In light of the foregoing, it becomes clear that the debate surrounding the concept of “cybercrime” is not merely a theoretical disagreement, but rather a direct reflection of a deeper tension between differing approaches to understanding the relationship between law and technology. On one hand, some argue that digital transformations have given rise to behavioral patterns that necessitate the establishment of an entirely new legislative framework. On the other hand, others contend that these acts are nothing more than extensions of traditional crimes reproduced through modern mediums, making existing legal adaptations sufficient—provided they are updated procedurally and technologically in a thoughtful and intelligent manner.

The paper has demonstrated that the real challenge doesn’t lie in a legislative vacuum, but rather in the absence of a clear legal philosophy in many attempts to address “cybercrime,” such as the Egyptian model. A punitive approach has dominated, without being accompanied by the development of institutional regulatory structures or balanced improvements in law enforcement tools, resulting in vague provisions that threaten fundamental rights rather than safeguard them.

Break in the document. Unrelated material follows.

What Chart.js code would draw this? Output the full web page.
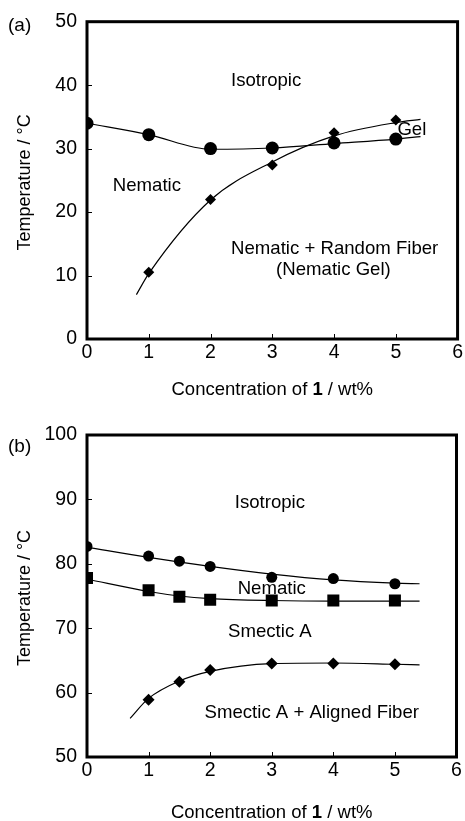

Therefore, it is not necessary to classify “cybercrime” as a separate legal category. Instead, the overall legislative framework should be reviewed, adopting a more structured and flexible approach. This approach focuses on updating procedures, improving the efficiency of evidence collection, enhancing transparency in the handling of digital evidence, and developing the justice system to keep pace with technological changes, while maintaining the principles of legality, justice, and equality before the law.